Ok, so this is a bit dramatic but you get my point………..It gets worse and worse the longer you put it off………..However, the lesson here is that if you had gone to the gym as soon as you were feeling better and just tackled your programme gently it would have been far less catastrophic or painful than you had imagined but seeing as you put it off for so long, you are faced with an uphill battle………Do I sound as if I am speaking from experience here?

This is what happens with HR and performance management of staff. Managers and supervisors have a tendency of avoiding these disciplinary meetings like the plague. Why is this? Nine times out of ten, it’s quite simply that they really don’t feel confident in their abilities to have the conversations effectively. Another reason can also be that most people like to be liked and performance managing people tends to cause some angst with staff.

However, in all my years of HR and related fields and having to engage in countless difficult performance management conversations, I have found that if you adopt a fair and reasonable approach, you cannot go wrong. The problem is that many organisations do not have robust management training for staff and so knowledge of what is fair and reasonable can be lacking from an HR perspective. It is fair to say that there is certainly no regular training given to new managers in how to actually be leaders across very many firms.
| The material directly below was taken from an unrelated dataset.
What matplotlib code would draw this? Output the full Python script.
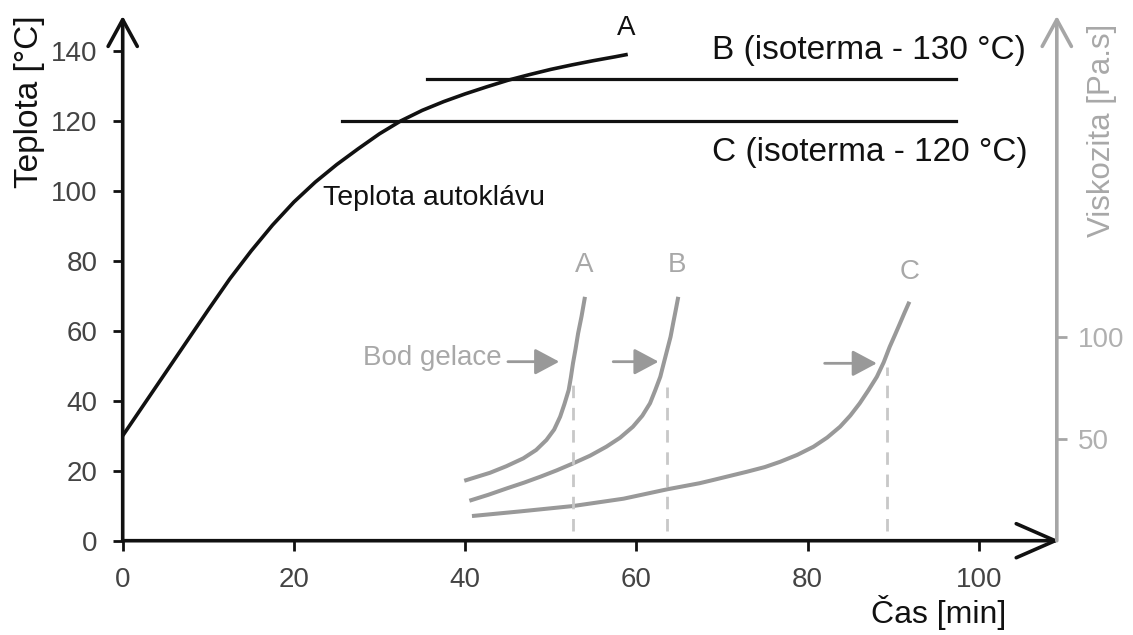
import matplotlib
matplotlib.use("Agg")
import matplotlib.pyplot as plt

plt.rcParams['font.family'] = ['Liberation Sans', 'DejaVu Sans']

# Temperature of autoclave (curve A)
temp_x = [0, 2.5, 5, 7.5, 10, 12.5, 15, 17.5, 20, 22.5, 25, 27.5, 30, 32.5, 35, 37.5,
          40, 42.5, 45, 47.5, 50, 52.5, 55, 57.5, 59]
temp_y = [30, 39, 48, 57, 66, 74.8, 82.8, 90.2, 96.8, 102.5, 107.5, 112, 116.3, 120, 123,
          125.5, 127.7, 129.7, 131.6, 133.2, 134.7, 136, 137.2, 138.3, 139]

# Isotherms (x start, x end, temperature)
iso_B = (35.6, 97.3, 132)
iso_C = (25.6, 97.3, 120)

# Viscosity curves
visc_A_x = [39.9, 42.9, 44.8, 46.8, 48.3, 49.5, 50.4, 51.1, 51.6, 52.1, 52.35, 52.6,
            52.9, 53.2, 53.6, 54.0]
visc_A_y = [29.4, 33.3, 36.5, 40.4, 44.5, 49.4, 54.5, 60.8, 67.0, 73.9, 80.0, 87.0,
            94.0, 101.7, 110.0, 119.6]
visc_B_x = [40.5, 42.7, 44.9, 46.9, 48.8, 50.7, 52.6, 54.6, 56.5, 58.1, 59.6, 60.7,
            61.6, 62.2, 62.8, 63.2, 63.6, 64.0, 64.3, 64.6, 64.9]
visc_B_y = [19.6, 22.5, 25.7, 28.5, 31.4, 34.5, 37.9, 41.7, 46.1, 50.5, 55.9, 61.3,
            67.4, 73.7, 80.4, 87.0, 93.5, 100.0, 106.6, 113.0, 119.6]
visc_C_x = [40.8, 46.5, 52.6, 58.5, 63.6, 67.4, 69.0, 72.9, 75.0, 76.8, 78.8, 80.7,
            82.3, 83.8, 85.0, 86.1, 87.1, 88.1, 88.9, 89.6, 90.2, 90.8, 91.35, 91.9]
visc_C_y = [12.1, 14.4, 17.0, 20.6, 25.2, 28.2, 29.8, 33.8, 36.1, 38.7, 42.1, 46.1,
            50.6, 55.9, 61.4, 67.4, 73.7, 80.4, 87.5, 95.1, 100.8, 106.6, 112.0, 117.2]

gel_x = [52.6, 63.6, 89.3]
gel_top = [76.3, 75.5, 85.3]
gel_bottom = 5
arrow_start = [45.0, 57.3, 82.0]
arrow_end = [51.0, 62.6, 88.1]
arrow_v = [87.8, 87.8, 87.0]

x_ticks = [0, 20, 40, 60, 80, 100]
y_ticks = [0, 20, 40, 60, 80, 100, 120, 140]
v_ticks = [50, 100]

BLACK = '#111111'
GRAY = '#999999'
LGRAY = '#c8c8c8'
TGRAY = '#a8a8a8'

fig = plt.figure(figsize=(11.33, 6.35), dpi=100)
ax = fig.add_axes([0.1083, 0.1485, 0.8311, 0.8265])
ax.set_xlim(0, 110)
ax.set_ylim(0, 150)
for s in ax.spines.values():
    s.set_visible(False)

ax.set_xticks(x_ticks)
ax.set_yticks(y_ticks)
ax.tick_params(axis='both', direction='out', length=7, width=2, color=BLACK,
               labelcolor='#444444', labelsize=20)
ax.tick_params(axis='y', pad=11)
ax.tick_params(axis='x', pad=12)

# axis arrows
ax.annotate('', xy=(0, 1), xytext=(0, 0), xycoords='axes fraction',
            arrowprops=dict(arrowstyle='->,head_length=0.55,head_width=0.3', lw=2.6,
                            color=BLACK, mutation_scale=35, shrinkA=0, shrinkB=0))
ax.annotate('', xy=(0.995, 0), xytext=(0, 0), xycoords='axes fraction',
            arrowprops=dict(arrowstyle='->,head_length=0.8,head_width=0.35', lw=2.6,
                            color=BLACK, mutation_scale=35, shrinkA=0, shrinkB=0))

ax.plot(temp_x, temp_y, color=BLACK, lw=2.6, solid_capstyle='butt', solid_joinstyle='round')
ax.plot([iso_B[0], iso_B[1]], [iso_B[2], iso_B[2]], color=BLACK, lw=2.3)
ax.plot([iso_C[0], iso_C[1]], [iso_C[2], iso_C[2]], color=BLACK, lw=2.3)

ax.text(58.85, 146.5, 'A', fontsize=20, ha='center', va='center', color=BLACK)
ax.text(68.8, 140.2, 'B (isoterma - 130 °C)', fontsize=24, ha='left', va='center', color=BLACK)
ax.text(68.8, 111.0, 'C (isoterma - 120 °C)', fontsize=24, ha='left', va='center', color=BLACK)
ax.text(23.4, 97.9, 'Teplota autoklávu', fontsize=20.5, ha='left', va='center', color=BLACK)

ax.text(-0.0987, 0.836, 'Teplota [°C]', transform=ax.transAxes, rotation=90,
        fontsize=24, ha='center', va='center', color=BLACK)
ax.text(0.867, -0.136, 'Čas [min]', transform=ax.transAxes,
        fontsize=23, ha='center', va='center', color=BLACK)

# viscosity axis
ax2 = ax.twinx()
ax2.set_ylim(0, 257.4)
for s in ax2.spines.values():
    s.set_visible(False)
ax2.spines['right'].set_position(('axes', 0.992))
ax2.set_yticks(v_ticks)
ax2.tick_params(axis='y', direction='out', length=7, width=2, color='#a6a6a6',
                labelcolor='#b0b0b0', labelsize=20, pad=8)
ax2.annotate('', xy=(0.992, 1), xytext=(0.992, 0), xycoords='axes fraction',
             arrowprops=dict(arrowstyle='->,head_length=0.55,head_width=0.3', lw=2.6,
                             color='#a6a6a6', mutation_scale=35, shrinkA=0, shrinkB=0))
ax2.text(1.04, 0.782, 'Viskozita [Pa.s]', transform=ax.transAxes, rotation=90,
         fontsize=22.5, ha='center', va='center', color=TGRAY)

for vx, vy in [(visc_A_x, visc_A_y), (visc_B_x, visc_B_y), (visc_C_x, visc_C_y)]:
    ax2.plot(vx, vy, color=GRAY, lw=2.9, solid_capstyle='butt', solid_joinstyle='round')

for gx, gt in zip(gel_x, gel_top):
    ax2.plot([gx, gx], [gel_bottom, gt], color=LGRAY, lw=2, ls=(0, (4.5, 3.5)))

for xs, xe, v in zip(arrow_start, arrow_end, arrow_v):
    ax2.annotate('', xy=(xe, v), xytext=(xs, v), xycoords='data',
                 arrowprops=dict(arrowstyle='-|>,head_length=0.75,head_width=0.4',
                                 lw=2, color=GRAY, mutation_scale=20,
                                 shrinkA=0, shrinkB=0))

ax2.text(44.3, 89.5, 'Bod gelace', fontsize=20, ha='right', va='center', color=TGRAY)
ax2.text(53.9, 135.1, 'A', fontsize=20, ha='center', va='center', color=TGRAY)
ax2.text(64.8, 135.1, 'B', fontsize=20, ha='center', va='center', color=TGRAY)
ax2.text(91.9, 132.0, 'C', fontsize=20, ha='center', va='center', color=TGRAY)

fig.savefig('out.png', dpi=100)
We don’t just instantly know how to handle these situations, just as we are not born knowing everything about being a good parent…..The difference here is that practice can make perfect in parenting (unless you make a massive mistake and this is an entirely different topic), whereas practice and getting it wrong in HR can result is being sued and massive EEO issues, financial losses for companies, not to mention disgruntled employees….
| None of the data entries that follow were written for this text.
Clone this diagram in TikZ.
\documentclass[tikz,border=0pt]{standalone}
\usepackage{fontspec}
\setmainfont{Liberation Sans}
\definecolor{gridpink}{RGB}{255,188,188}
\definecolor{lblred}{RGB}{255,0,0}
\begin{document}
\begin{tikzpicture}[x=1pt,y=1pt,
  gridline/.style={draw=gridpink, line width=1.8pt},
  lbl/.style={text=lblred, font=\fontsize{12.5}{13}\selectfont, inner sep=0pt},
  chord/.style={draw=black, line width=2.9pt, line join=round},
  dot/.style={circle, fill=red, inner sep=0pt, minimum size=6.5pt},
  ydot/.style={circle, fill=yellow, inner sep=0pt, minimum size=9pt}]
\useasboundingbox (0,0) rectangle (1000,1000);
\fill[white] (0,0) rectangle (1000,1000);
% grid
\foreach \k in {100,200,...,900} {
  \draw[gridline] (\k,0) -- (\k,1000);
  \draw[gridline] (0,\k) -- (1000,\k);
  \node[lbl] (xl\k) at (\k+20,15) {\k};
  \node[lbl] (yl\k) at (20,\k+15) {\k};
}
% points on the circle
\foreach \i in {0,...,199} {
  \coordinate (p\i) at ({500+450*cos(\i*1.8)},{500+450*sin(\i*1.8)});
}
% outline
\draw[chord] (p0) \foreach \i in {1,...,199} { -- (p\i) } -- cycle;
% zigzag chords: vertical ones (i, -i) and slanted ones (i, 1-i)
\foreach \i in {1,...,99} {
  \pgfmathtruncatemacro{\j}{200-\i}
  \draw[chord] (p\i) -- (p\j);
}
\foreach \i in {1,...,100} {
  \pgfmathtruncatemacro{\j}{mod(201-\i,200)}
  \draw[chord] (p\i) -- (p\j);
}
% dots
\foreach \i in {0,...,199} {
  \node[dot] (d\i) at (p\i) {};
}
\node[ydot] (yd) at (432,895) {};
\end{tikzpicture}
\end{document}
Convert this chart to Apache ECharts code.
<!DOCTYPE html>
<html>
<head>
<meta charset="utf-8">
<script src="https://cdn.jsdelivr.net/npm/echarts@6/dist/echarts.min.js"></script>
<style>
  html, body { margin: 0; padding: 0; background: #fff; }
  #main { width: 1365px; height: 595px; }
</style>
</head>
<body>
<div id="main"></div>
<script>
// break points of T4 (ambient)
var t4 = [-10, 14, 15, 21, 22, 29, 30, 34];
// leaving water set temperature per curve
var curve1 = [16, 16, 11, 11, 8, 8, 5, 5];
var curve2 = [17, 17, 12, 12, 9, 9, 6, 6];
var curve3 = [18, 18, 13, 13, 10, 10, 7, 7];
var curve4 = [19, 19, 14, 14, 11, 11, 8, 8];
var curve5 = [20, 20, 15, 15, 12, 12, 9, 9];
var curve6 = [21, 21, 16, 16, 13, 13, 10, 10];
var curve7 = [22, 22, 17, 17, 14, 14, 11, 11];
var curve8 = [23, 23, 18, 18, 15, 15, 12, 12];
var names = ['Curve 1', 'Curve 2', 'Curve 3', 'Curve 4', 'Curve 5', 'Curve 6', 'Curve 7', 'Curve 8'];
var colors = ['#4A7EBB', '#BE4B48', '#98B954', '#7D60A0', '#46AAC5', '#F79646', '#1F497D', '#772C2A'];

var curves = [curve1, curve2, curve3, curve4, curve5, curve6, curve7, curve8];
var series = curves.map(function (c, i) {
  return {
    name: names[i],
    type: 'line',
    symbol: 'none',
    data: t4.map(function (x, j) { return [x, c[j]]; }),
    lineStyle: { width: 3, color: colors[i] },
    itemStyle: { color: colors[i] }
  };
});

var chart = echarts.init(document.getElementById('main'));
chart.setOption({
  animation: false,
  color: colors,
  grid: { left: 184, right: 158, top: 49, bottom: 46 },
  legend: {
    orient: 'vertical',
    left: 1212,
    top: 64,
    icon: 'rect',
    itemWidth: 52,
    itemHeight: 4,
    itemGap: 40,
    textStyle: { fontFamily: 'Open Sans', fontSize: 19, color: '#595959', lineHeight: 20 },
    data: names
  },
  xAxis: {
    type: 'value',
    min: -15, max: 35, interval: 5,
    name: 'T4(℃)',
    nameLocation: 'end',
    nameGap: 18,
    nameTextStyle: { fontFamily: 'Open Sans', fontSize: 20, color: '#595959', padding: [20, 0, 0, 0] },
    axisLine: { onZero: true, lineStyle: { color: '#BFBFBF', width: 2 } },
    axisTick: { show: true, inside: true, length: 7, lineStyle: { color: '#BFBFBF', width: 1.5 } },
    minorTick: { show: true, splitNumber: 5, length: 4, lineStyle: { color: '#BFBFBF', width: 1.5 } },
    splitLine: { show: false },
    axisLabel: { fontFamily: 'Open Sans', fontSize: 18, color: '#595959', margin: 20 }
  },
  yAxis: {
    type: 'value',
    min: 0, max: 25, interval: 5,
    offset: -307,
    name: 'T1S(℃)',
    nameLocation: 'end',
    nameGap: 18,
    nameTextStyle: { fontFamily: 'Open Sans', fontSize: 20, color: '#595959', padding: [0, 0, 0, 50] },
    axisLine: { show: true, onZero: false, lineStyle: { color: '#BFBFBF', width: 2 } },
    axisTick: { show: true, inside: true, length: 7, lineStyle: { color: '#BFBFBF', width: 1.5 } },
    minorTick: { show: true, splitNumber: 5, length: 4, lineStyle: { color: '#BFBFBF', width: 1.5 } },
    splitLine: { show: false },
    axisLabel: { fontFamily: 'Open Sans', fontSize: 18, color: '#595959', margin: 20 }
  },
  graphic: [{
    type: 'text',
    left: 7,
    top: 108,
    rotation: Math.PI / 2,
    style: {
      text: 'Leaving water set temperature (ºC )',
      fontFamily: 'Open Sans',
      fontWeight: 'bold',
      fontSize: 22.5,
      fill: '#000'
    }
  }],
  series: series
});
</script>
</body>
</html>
EEO or Equal Employment Opportunity based prejudice can very quickly land companies in hot water. If an employee is behaving badly and other staff members are being affected, then companies can leave themselves wide open for harassment claims, discrimination and any other EEO based issues. This can take the matter out of the hands of managers and directors and dump them straight into a world of pain. Tackling these issues head on can avoid this reality.

As soon as performance or behavioural issues that are not in line with company values and policies are brought to the attention of a manager, they need to be addressed, in fairness to the staff member as well as the company. Remember that if performance based issues such as not meeting KPI’s (key performance indicators) are not brought to the attention of an employee, it will be very difficult to terminate their employment as you will have no evidence!

A robust HR process including performance management must be designed for all businesses with reporting lines (staff as opposed to sole operators) in order to make the conversations easier to have, the backing of a solid process gives managers a platform to start from. A nice dose of training never goes astray either!